- [GOAL OF THE EXERCISE]: Pictures stay out of the copy. Please reproduce only the lines between the one holding "Clone this chart" and the one holding "import * as", inclusive.

Code that draws figures

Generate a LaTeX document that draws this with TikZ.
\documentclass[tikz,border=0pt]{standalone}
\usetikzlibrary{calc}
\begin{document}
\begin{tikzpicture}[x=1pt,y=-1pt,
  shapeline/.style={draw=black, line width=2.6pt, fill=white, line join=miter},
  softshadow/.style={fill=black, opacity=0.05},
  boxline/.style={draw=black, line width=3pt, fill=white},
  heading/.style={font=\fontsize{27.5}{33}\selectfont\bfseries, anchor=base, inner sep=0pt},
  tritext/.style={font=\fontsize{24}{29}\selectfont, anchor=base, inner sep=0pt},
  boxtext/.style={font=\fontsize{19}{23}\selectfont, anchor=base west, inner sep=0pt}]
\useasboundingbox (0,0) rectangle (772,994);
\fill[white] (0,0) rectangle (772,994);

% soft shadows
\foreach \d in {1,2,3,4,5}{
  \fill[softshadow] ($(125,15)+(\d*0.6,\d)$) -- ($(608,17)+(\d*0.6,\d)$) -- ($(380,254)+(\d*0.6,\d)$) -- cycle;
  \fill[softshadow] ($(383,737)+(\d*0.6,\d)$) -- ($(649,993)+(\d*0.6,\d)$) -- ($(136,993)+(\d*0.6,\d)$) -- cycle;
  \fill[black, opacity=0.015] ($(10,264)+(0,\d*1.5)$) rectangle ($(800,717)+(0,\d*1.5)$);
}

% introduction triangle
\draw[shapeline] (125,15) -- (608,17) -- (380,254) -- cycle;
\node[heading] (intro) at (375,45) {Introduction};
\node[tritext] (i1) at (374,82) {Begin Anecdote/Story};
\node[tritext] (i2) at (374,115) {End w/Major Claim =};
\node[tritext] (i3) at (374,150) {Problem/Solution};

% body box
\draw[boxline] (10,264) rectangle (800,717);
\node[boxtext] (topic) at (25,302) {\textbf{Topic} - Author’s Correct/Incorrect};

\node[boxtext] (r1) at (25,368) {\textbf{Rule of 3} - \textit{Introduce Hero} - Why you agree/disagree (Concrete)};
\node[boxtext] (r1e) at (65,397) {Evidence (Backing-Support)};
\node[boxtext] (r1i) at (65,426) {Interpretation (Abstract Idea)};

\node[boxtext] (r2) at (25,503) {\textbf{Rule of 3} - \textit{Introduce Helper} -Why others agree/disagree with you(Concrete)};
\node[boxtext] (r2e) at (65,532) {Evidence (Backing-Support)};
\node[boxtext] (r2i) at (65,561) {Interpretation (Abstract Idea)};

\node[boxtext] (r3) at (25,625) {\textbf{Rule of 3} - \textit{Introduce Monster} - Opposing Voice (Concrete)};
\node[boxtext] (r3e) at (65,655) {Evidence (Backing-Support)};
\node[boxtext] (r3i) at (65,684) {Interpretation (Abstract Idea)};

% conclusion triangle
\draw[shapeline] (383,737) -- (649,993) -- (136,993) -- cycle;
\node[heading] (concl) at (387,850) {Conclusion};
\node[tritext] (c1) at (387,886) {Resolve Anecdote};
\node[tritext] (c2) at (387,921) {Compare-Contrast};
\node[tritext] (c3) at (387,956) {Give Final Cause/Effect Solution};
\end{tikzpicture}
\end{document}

--

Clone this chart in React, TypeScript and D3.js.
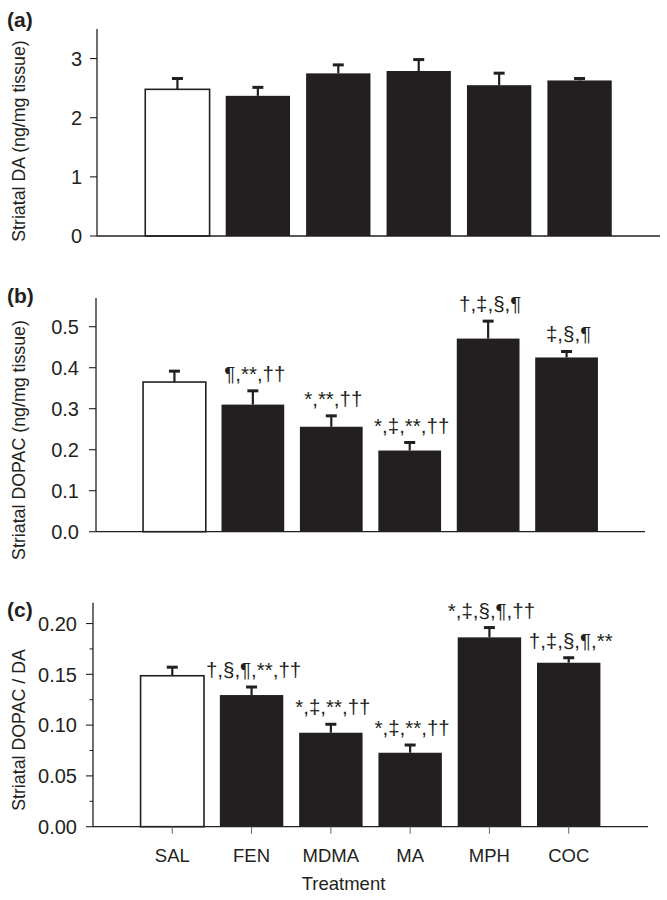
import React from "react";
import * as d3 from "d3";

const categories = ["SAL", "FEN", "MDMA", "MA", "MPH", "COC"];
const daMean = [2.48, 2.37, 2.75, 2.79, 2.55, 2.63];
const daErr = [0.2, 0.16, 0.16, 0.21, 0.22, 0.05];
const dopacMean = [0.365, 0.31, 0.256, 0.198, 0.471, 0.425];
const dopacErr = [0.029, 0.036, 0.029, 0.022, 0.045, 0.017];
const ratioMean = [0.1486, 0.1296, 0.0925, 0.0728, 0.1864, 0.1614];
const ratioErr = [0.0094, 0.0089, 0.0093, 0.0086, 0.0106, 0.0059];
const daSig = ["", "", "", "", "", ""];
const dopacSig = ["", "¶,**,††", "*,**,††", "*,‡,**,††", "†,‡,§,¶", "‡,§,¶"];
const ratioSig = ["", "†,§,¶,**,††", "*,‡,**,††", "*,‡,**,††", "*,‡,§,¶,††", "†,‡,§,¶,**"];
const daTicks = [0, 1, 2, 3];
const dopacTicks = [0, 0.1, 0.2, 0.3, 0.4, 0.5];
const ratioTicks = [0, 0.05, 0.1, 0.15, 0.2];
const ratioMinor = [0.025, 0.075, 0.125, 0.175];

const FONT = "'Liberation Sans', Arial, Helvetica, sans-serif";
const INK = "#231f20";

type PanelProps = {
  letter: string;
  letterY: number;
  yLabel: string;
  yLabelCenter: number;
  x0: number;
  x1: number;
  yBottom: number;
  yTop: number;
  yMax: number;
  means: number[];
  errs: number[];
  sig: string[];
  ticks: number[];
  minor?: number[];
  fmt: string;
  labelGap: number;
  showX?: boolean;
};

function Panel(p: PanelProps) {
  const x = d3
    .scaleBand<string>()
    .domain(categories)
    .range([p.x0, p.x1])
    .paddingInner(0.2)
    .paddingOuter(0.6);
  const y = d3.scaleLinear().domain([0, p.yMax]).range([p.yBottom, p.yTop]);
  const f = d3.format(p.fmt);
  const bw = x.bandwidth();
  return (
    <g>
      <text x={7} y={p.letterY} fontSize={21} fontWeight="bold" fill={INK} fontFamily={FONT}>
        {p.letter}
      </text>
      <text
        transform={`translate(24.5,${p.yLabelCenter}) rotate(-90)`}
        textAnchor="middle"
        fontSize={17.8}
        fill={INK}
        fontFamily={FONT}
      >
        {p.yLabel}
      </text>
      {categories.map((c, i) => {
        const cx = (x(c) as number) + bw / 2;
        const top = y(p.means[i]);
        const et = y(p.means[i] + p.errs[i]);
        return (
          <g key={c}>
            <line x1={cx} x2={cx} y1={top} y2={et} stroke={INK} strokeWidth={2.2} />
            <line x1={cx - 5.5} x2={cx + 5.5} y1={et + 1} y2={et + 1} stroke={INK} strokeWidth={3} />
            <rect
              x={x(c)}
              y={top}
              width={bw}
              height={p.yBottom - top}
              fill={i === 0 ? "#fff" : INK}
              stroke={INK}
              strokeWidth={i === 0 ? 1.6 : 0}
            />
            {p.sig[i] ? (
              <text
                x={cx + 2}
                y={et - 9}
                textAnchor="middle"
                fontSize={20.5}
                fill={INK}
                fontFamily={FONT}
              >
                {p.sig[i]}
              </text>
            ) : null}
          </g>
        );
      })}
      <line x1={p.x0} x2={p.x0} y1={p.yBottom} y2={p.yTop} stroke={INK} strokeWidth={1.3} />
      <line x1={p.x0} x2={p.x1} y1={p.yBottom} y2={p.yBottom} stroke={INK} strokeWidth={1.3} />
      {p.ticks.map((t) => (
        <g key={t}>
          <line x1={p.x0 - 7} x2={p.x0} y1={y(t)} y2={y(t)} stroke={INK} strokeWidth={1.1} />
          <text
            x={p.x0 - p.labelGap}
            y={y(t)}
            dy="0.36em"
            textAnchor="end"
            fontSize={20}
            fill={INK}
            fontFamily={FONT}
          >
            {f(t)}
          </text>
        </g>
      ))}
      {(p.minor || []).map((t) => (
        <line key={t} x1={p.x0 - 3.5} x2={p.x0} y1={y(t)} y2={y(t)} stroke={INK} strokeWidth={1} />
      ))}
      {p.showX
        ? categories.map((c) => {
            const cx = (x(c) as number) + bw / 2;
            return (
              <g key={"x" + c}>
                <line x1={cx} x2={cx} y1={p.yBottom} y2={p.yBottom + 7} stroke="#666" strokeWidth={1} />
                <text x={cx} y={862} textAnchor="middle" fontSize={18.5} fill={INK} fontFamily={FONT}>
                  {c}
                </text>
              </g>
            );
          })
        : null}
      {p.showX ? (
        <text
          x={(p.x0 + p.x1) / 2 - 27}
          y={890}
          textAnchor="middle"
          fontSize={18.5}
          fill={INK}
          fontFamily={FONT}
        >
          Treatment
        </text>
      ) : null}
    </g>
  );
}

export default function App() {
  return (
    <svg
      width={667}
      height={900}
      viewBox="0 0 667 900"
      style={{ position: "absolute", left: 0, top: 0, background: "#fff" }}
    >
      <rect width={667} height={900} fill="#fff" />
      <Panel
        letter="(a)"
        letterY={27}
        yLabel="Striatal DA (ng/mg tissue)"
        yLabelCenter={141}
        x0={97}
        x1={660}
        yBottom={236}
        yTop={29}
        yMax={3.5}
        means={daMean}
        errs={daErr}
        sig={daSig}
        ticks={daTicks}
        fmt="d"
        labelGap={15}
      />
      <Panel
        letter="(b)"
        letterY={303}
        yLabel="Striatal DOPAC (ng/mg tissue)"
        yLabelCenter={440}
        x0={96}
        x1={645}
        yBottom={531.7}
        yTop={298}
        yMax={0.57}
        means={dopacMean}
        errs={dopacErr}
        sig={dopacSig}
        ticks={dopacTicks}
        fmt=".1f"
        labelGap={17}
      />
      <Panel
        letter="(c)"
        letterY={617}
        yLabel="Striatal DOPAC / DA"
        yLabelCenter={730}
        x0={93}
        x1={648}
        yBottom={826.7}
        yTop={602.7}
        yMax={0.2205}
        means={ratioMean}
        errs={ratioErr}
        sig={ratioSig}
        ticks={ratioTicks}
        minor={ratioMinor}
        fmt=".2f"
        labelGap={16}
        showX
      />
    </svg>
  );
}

- [THE SOLUTION]:
Clone this chart in React, TypeScript and D3.js.
import React from "react";
import * as d3 from "d3";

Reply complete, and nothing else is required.